Reflections of an Aryan woman, 77

(Left, seal of the Theosophical Society in Budapest, Hungary.) Apart from the Theosophical Society—itself in close connection with certain Masonic Lodges in the West—it was among the Hindus of the dissident sects, such as the Brahmo Samaj, that I met the only Anti-Hitlerians who crossed my path in India—apart, of course, from the great majority of non-German Europeans, and all Communists without exception. I will only mention, as an example, the Brahmo Samajist milieu which the Shantiniketan Open Air University represented then, and still represents. The poet Rabindranath Tagore, its founder, was still alive when, in 1935, I spent six months at the said University to improve my knowledge of the Bengali language and to learn Hindi. I didn’t notice anything special except the presence, as ‘German teacher’, of a Jewess from Berlin, Margaret Spiegel, known as Amala Bhen, who had come there, after two years in Gandhi’s ashram, to spread her hatred of the Third Reich among the students entrusted to her and the Hindu colleagues she could indoctrinate. I soon learned that ‘Govinda’, the Buddhist monk whose saffron-coloured robe and handsome Burmese parasol added a picturesque note to the landscape, was also a Jew from Germany. I was also told of the deep friendship between the poet and Andrews, a British man and former Christian missionary. But no one expressed any hostility to my Hitlerian faith, except Amala Bhen.

The latter, who had been introduced to me as a ‘European’ on my arrival in Shantiniketan had, after only half an hour’s conversation, realised very well the ‘pan-Aryan’ nature of Hitlerism as I understood it and still understand it.
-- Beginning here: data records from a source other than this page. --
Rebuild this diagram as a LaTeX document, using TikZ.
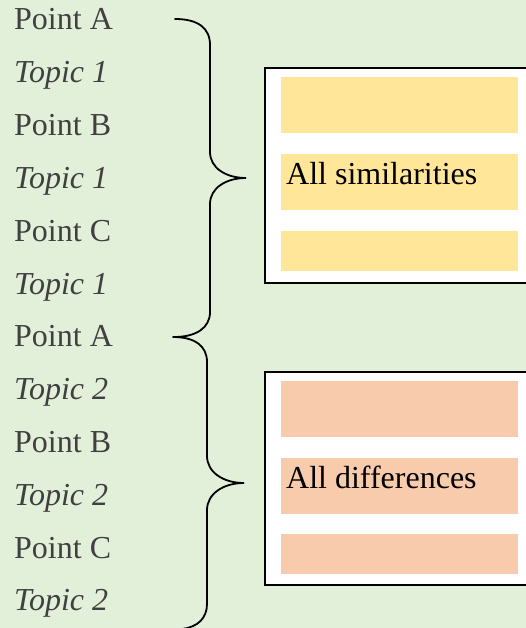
\documentclass[tikz,border=0pt]{standalone}
\usepackage{fontspec}
\setmainfont{Liberation Serif}
\usetikzlibrary{positioning, calc}

\definecolor{pagegreen}{HTML}{E2EFD9}
\definecolor{simyellow}{HTML}{FFE699}
\definecolor{difforange}{HTML}{F7CBAC}
\definecolor{pointgray}{HTML}{404040}

\begin{document}
\begin{tikzpicture}[
    x=1pt, y=-1pt,
    point/.style={anchor=base west, inner sep=0pt, text=pointgray, font=\fontsize{32}{36}\selectfont},
    topic/.style={point, font=\fontsize{32}{36}\selectfont\itshape},
    frame/.style={rectangle, draw=black, line width=1.6pt, fill=white, anchor=north west, minimum width=280pt},
    bar/.style={rectangle, anchor=north west, minimum width=237pt, inner sep=0pt},
    boxtext/.style={anchor=base west, inner sep=0pt, font=\fontsize{32}{36}\selectfont},
    brace/.style={line width=1.8pt, line cap=round}
]

    % Background
    \fill[pagegreen] (0,0) rectangle (526,628);
    \useasboundingbox (0,0) rectangle (526,628);

    % Points and topics
    \foreach \lbl/\sty [count=\k from 0] in {Point A/point, Topic 1/topic, Point B/point, Topic 1/topic, Point C/point, Topic 1/topic,
                                             Point A/point, Topic 2/topic, Point B/point, Topic 2/topic, Point C/point, Topic 2/topic} {
        \node[\sty] (p\k) at (14, 30+52.8*\k) {\lbl};
    }

    % Similarities box
    \begin{scope}
        \clip (0,0) rectangle (526,628);
        \node[frame, minimum height=215pt] (sim) at (264,67) {};
        \node[frame, minimum height=213pt] (diff) at (264,371) {};
    \end{scope}
    \node[bar, fill=simyellow, minimum height=56pt] (sim1) at (281,77) {};
    \node[bar, fill=simyellow, minimum height=56pt] (sim2) at (281,154) {};
    \node[bar, fill=simyellow, minimum height=40pt] (sim3) at (281,231) {};
    \node[boxtext] (simtxt) at ($(sim2.west)+(5,2)$) {All similarities};

    % Differences box
    \node[bar, fill=difforange, minimum height=56pt] (diff1) at (281,381) {};
    \node[bar, fill=difforange, minimum height=56pt] (diff2) at (281,458) {};
    \node[bar, fill=difforange, minimum height=40pt] (diff3) at (281,534) {};
    \node[boxtext] (difftxt) at ($(diff2.west)+(5,2)$) {All differences};

    % Braces
    \coordinate (b1top) at (175,19);
    \coordinate (b1tip) at (246,178);
    \coordinate (b1bot) at (174,337);
    \coordinate (b2top) at (173,337);
    \coordinate (b2tip) at (244,483);
    \coordinate (b2bot) at (182,629);

    \draw[brace] (b1top) .. controls (198,19) and (210,28) .. (210,45) -- (210,152)
        .. controls (210,168) and (226,178) .. (b1tip)
        .. controls (226,178) and (210,188) .. (210,204) -- (210,312)
        .. controls (210,328) and (196,337) .. (b1bot);
    \draw[brace] (b2top) .. controls (195,337) and (207,346) .. (207,362) -- (207,456)
        .. controls (207,472) and (223,483) .. (b2tip)
        .. controls (223,483) and (207,494) .. (207,510) -- (207,604)
        .. controls (207,618) and (198,627) .. (b2bot);

\end{tikzpicture}
\end{document}
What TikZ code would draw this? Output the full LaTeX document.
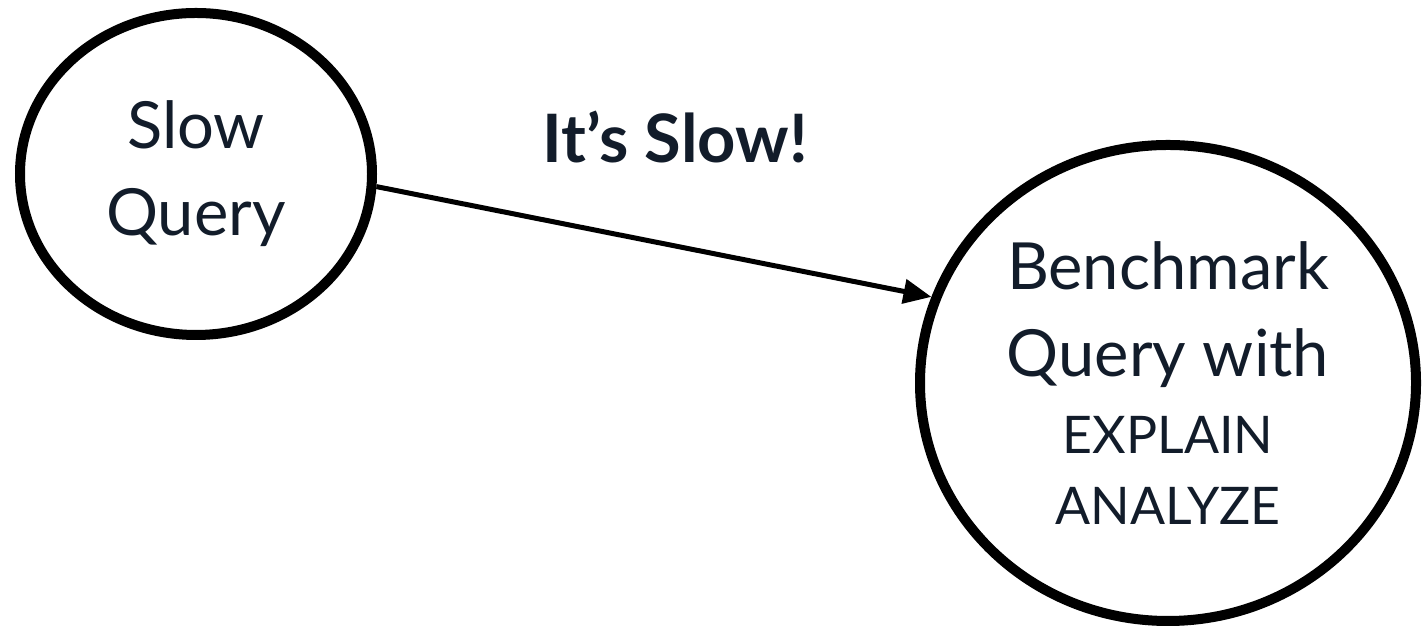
\documentclass[tikz,border=0pt]{standalone}
\usepackage{fontspec}
\setmainfont{Lato}
\usepackage{tikz}
\usetikzlibrary{positioning,arrows.meta,shapes.geometric}
\usepackage{xcolor}
\definecolor{inkblue}{HTML}{121C2A}
\newcommand{\bigtxt}{\fontsize{37}{49.5}\selectfont}
\newcommand{\smalltxt}{\fontsize{29.5}{36}\selectfont}

\begin{document}
\begin{tikzpicture}[>={Triangle[length=0.56cm,width=0.48cm]},
  bubble/.style={draw=black,ellipse,line width=0.2cm,inner sep=0pt,
    text=inkblue,align=center,font=\bigtxt}]
\useasboundingbox (0,0) rectangle (28.44,12.54);
\node[bubble,minimum width=7.04cm,minimum height=6.44cm] (slow) at (3.92,9.06) {Slow\\Query};
\node[bubble,minimum width=9.92cm,minimum height=9.52cm] (bench) at (23.36,4.88)
  {Benchmark\\Query with\\[-0.2cm]{\smalltxt EXPLAIN}\\[-0.32cm]{\smalltxt ANALYZE}};
\node[anchor=base,text=inkblue,font=\fontsize{38}{46}\selectfont\bfseries] (itslow) at (13.5,9.28) {It’s Slow!};
\draw[->,line width=0.1cm] (slow.-4) -- (bench.160);
\end{tikzpicture}
\end{document}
She was quick to tell me—she who had come to the end of the world ‘not to see the shadow of a Nazi’—that I was ‘worse than the whole pack rolled in one’. Those, indeed, she told me, marched through the streets of the Reich’s cities singing: ‘Today Germany belongs to us; tomorrow the whole world’, but they were thinking mainly of Germany, despite the words of their song. I, on the other hand, by insisting on the profound identity of the Hitlerian spirit and that of orthodox Hinduism, was paving the way for the future military and moral conquest and unlimited influence of a German Reich that would spill over into Asia.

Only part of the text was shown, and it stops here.